Dr. Choi received her Ph.D. from the University of Rochester, Rochester, NY in 1995. Afterwards, she was a postdoctoral fellow at the University of California San Francisco. In 1999, she joined the faculty in the psychiatry department at the University of Pittsburgh Medical School and then joined the faculty at Marquette University in October of 2007.

Despite the global obesity epidemic, there are no broadly effective treatments for obesity.  My research program has demonstrated that a novel peptide, pituitary adenylate cyclase-activating polypeptide (PACAP), administered into the brain can reduce body weight by suppressing food intake and increasing metabolism. Interestingly, the effects to reduce body weight following PACAP treatment are identical to those following leptin administration.

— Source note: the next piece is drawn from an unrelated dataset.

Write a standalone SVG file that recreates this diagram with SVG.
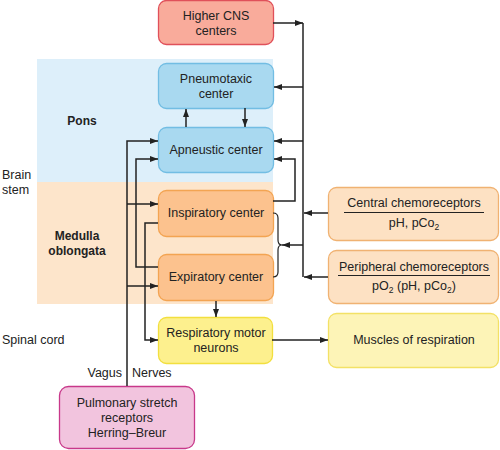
<svg xmlns="http://www.w3.org/2000/svg" width="500" height="450" viewBox="0 0 500 450">
<defs>
<marker id="ah" markerUnits="userSpaceOnUse" markerWidth="8" markerHeight="6" refX="8" refY="3" orient="auto">
<path d="M0,0 L8,3 L0,6 z" fill="#222"/>
</marker>
</defs>
<style>
text{font-family:"Liberation Sans",Arial,sans-serif;font-size:12.5px;fill:#222}
.c{text-anchor:middle}
.b{font-weight:bold;font-size:12px}
.box{stroke-width:1.3}
.red{fill:#f9ab9b;stroke:#e0505a}
.blue{fill:#a9d9f0;stroke:#72bde3}
.orange{fill:#fcc28e;stroke:#f3a452}
.yellow{fill:#fdf08e;stroke:#f2df3e}
.lyellow{fill:#fdf4b7;stroke:#f3e166}
.chemo{fill:#fde1c3;stroke:#f0b272}
.pink{fill:#f2c4de;stroke:#c8388a}
#connectors path{fill:none;stroke:#222;stroke-width:1.5}
.sub{font-size:8.5px}
</style>
<rect x="0" y="0" width="500" height="450" fill="#fff"/>
<g id="regions">
<rect x="37" y="59" width="236" height="123" fill="#ddeffa"/>
<rect x="37" y="182" width="236" height="122" fill="#fde5cb"/>
<text x="82" y="125" class="c b">Pons</text>
<text x="77" y="240" class="c b">Medulla</text>
<text x="77" y="255" class="c b">oblongata</text>
<text x="2" y="179">Brain</text>
<text x="2" y="194">stem</text>
<text x="2" y="344">Spinal cord</text>
</g>
<g id="higher-cns">
<rect class="box red" x="158.5" y="0.5" width="115" height="44" rx="8"/>
<text x="216" y="20" class="c">Higher CNS</text>
<text x="216" y="35" class="c">centers</text>
</g>
<g id="pneumotaxic">
<rect class="box blue" x="158.5" y="63.5" width="115" height="45" rx="8"/>
<text x="216" y="83" class="c">Pneumotaxic</text>
<text x="216" y="98" class="c">center</text>
</g>
<g id="apneustic">
<rect class="box blue" x="158.5" y="127.5" width="115" height="45" rx="8"/>
<text x="216" y="154" class="c">Apneustic center</text>
</g>
<g id="inspiratory">
<rect class="box orange" x="158.5" y="190.5" width="115" height="46" rx="8"/>
<text x="216" y="217" class="c">Inspiratory center</text>
</g>
<g id="expiratory">
<rect class="box orange" x="158.5" y="254.5" width="115" height="46" rx="8"/>
<text x="216" y="281" class="c">Expiratory center</text>
</g>
<g id="central-chemoreceptors">
<rect class="box chemo" x="328.5" y="187.5" width="170" height="53" rx="8"/>
<text x="414" y="207" class="c">Central chemoreceptors</text>
<line x1="344" y1="212.5" x2="484" y2="212.5" stroke="#222" stroke-width="1"/>
<text x="414" y="227" class="c">pH, pCo<tspan class="sub" dy="3">2</tspan></text>
</g>
<g id="peripheral-chemoreceptors">
<rect class="box chemo" x="328.5" y="250.5" width="170" height="53" rx="8"/>
<text x="414" y="271" class="c">Peripheral chemoreceptors</text>
<line x1="338" y1="275.5" x2="490" y2="275.5" stroke="#222" stroke-width="1"/>
<text x="414" y="290" class="c">pO<tspan class="sub" dy="3">2</tspan><tspan dy="-3"> (pH, pCo</tspan><tspan class="sub" dy="3">2</tspan><tspan dy="-3">)</tspan></text>
</g>
<g id="motor-neurons">
<rect class="box yellow" x="158.5" y="317.5" width="114" height="46" rx="8"/>
<text x="216" y="337" class="c">Respiratory motor</text>
<text x="216" y="352" class="c">neurons</text>
</g>
<g id="muscles">
<rect class="box lyellow" x="328.5" y="313.5" width="170" height="54" rx="8"/>
<text x="414" y="344" class="c">Muscles of respiration</text>
</g>
<g id="pulmonary">
<rect class="box pink" x="59.5" y="386.5" width="135" height="62" rx="9"/>
<text x="127" y="407" class="c">Pulmonary stretch</text>
<text x="127" y="422" class="c">receptors</text>
<text x="127" y="437" class="c">Herring–Breur</text>
</g>
<g id="labels">
<text x="122" y="377" text-anchor="end">Vagus</text>
<text x="132" y="377">Nerves</text>
</g>
<g id="connectors">
<path d="M273,23 H303" marker-end="url(#ah)"/>
<path d="M303,23 V277"/>
<path d="M303,87 H274" marker-end="url(#ah)"/>
<path d="M303,141 H274" marker-end="url(#ah)"/>
<path d="M273,201 H295 V159 H274" marker-end="url(#ah)"/>
<path d="M303,245 H282" marker-end="url(#ah)"/>
<path d="M328,213 H304" marker-end="url(#ah)"/>
<path d="M328,277 H304" marker-end="url(#ah)"/>
<path d="M273,213 Q278,213 278,218 V240 Q278,245 282,245 Q278,245 278,250 V272 Q278,277 273,277" style="stroke-width:1.2"/>
<path d="M186,127 V109" marker-end="url(#ah)"/>
<path d="M245,108 V127" marker-end="url(#ah)"/>
<path d="M127,386 V141 H158" marker-end="url(#ah)"/>
<path d="M127,204 H158" marker-end="url(#ah)"/>
<path d="M127,286 H158" marker-end="url(#ah)"/>
<path d="M158,267 H136 V159 H158" marker-end="url(#ah)"/>
<path d="M158,223 H145 V340 H158" marker-end="url(#ah)"/>
<path d="M216,301 V317" marker-end="url(#ah)"/>
<path d="M272,340 H328" marker-end="url(#ah)"/>
</g>
</svg>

Leptin is a well-studied peptide known to produce similar effects of reducing food intake and increasing metabolism.  For example, the complete lack of leptin in animals or humans leads to an obesity that can be fully reversed by simple leptin replacement. 


Although most forms of human obesity result in excessive leptin levels, there is little understanding as to how leptin signaling is impaired in obese individuals, which would be a key step towards developing future therapeutics. Therefore, my lab integrates our PACAP research in the brain to explore whether leptin function is connected and/or dependent in any way with PACAP function. 


Lab personnel

  • Brian Maunze (graduate student)




  • We are currently exploring the mechanistic interactions between neuropeptides (a novel neuropeptide, PACAP) and a circulating peptide hormone (a canonical obesity signal, leptin) in the hypothalamus on the regulation of feeding behavior and metabolism in order to understand whether their interdependent relationship may cause a lean state to become an obese state. 


  • We have previously shown that PACAP selectively inhibits hunger-driven feeding through actions in the hypothalamus whereas, it suppresses reward-driven feeding through actions in an entirely different region of the brain known as the nucleus accumbens.  With this dichotomy in brain regions we can now begin to identify the causes of obesity or eating disorders with greater precision and to allow for the pursuit of more effective therapeutics that target a specific feeding system.